__Directions__:
Wherever a line below holds the word "this", copy that line.
----
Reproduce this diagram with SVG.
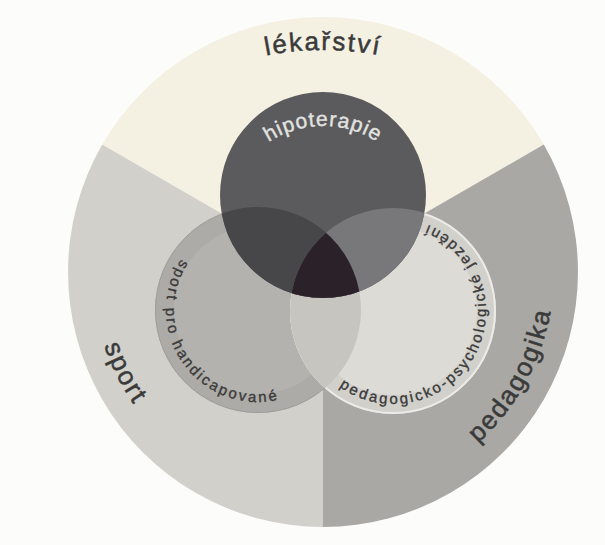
<svg xmlns="http://www.w3.org/2000/svg" width="605" height="545" viewBox="0 0 605 545">
<style>
.lbl{font-family:"Liberation Sans",Arial,Helvetica,sans-serif;fill:#3a3a3a;stroke:#3a3a3a;}
.big{font-size:26px;letter-spacing:2px;stroke-width:0.5px;}
.small{font-size:15px;letter-spacing:2.4px;stroke-width:0.35px;}
.hip{font-family:"Liberation Sans",Arial,Helvetica,sans-serif;font-size:21px;letter-spacing:1px;fill:#e2e2e0;stroke:#e2e2e0;stroke-width:0.4px;}
</style>
<defs>
<clipPath id="cL"><circle cx="258" cy="310" r="103"/></clipPath>
<clipPath id="cR"><circle cx="393" cy="311" r="103"/></clipPath>
<clipPath id="cT"><circle cx="323" cy="195" r="103"/></clipPath>
<path id="pLek" d="M 220.4 68.1 A 300 300 0 0 1 425.6 68.1"/>
<path id="pHip" d="M 236.4 176 A 100 100 0 0 1 409.6 176"/>
<path id="pSport" d="M 92.3 259.9 A 231 231 0 0 0 197.2 465.7"/>
<path id="pPed" d="M 443 469.4 A 231 231 0 0 0 553.9 266.8"/>
<path id="pSph" d="M 187.5 250.9 A 92 92 0 0 0 289.5 396.5"/>
<path id="pPpj" d="M 324 373.3 A 93 93 0 1 0 405.8 218.9"/>
</defs>
<rect width="605" height="545" fill="#fcfcfa"/>
<g id="sector-lekarstvi">
<path d="M 323 272 L 102.2 144.5 A 255 255 0 0 1 543.8 144.5 Z" fill="#f4f1e3"/>
<text class="lbl big"><textPath href="#pLek" startOffset="50%" text-anchor="middle">lékařství</textPath></text>
</g>
<g id="sector-pedagogika">
<path d="M 323 272 L 543.8 144.5 A 255 255 0 0 1 323 527 Z" fill="#a9a8a4"/>
</g>
<g id="sector-sport">
<path d="M 323 272 L 323 527 A 255 255 0 0 1 102.2 144.5 Z" fill="#d2d0ca"/>
</g>
<g id="circle-sport-handicap">
<circle cx="258" cy="310" r="103" fill="#b4b2ae"/>
<circle cx="258" cy="310" r="93" fill="none" stroke="#a8a6a2" stroke-width="18" opacity="0.6"/>
<circle cx="258" cy="310" r="102.5" fill="none" stroke="#9e9c98" stroke-width="1"/>
</g>
<g id="circle-pedagogicko">
<circle cx="393" cy="311" r="103" fill="#dddbd6"/>
<circle cx="393" cy="311" r="93" fill="none" stroke="#cfcdc8" stroke-width="18" opacity="0.8"/>
<circle cx="393" cy="311" r="102" fill="none" stroke="#ecebe7" stroke-width="2"/>
</g>
<g id="lens-bottom">
<circle cx="393" cy="311" r="103" fill="#c6c5c0" clip-path="url(#cL)"/>
</g>
<g id="circle-hipoterapie">
<circle cx="323" cy="195" r="103" fill="#5b5b5d"/>
</g>
<g id="overlap-top-left">
<circle cx="258" cy="310" r="103" fill="#47474a" clip-path="url(#cT)"/>
</g>
<g id="overlap-top-right">
<circle cx="393" cy="311" r="103" fill="#78787a" clip-path="url(#cT)"/>
</g>
<g id="overlap-all">
<g clip-path="url(#cT)"><circle cx="393" cy="311" r="103" fill="#2b2229" clip-path="url(#cL)"/></g>
</g>
<g id="labels">
<text class="hip"><textPath href="#pHip" startOffset="50%" text-anchor="middle">hipoterapie</textPath></text>
<text class="lbl big"><textPath href="#pSport" startOffset="50%" text-anchor="middle">sport</textPath></text>
<text class="lbl big"><textPath href="#pPed" startOffset="50%" text-anchor="middle">pedagogika</textPath></text>
<text class="lbl small"><textPath href="#pSph" startOffset="50%" text-anchor="middle">sport pro handicapované</textPath></text>
<text class="lbl small"><textPath href="#pPpj" startOffset="50%" text-anchor="middle">pedagogicko-psychologické jezdění</textPath></text>
</g>
</svg>
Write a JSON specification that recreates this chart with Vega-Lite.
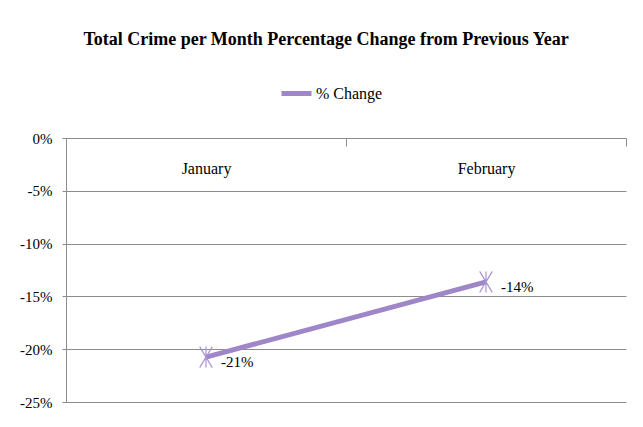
----
__The response__:
Reproduce this diagram with SVG.
Write a JSON specification that recreates this chart with Vega-Lite.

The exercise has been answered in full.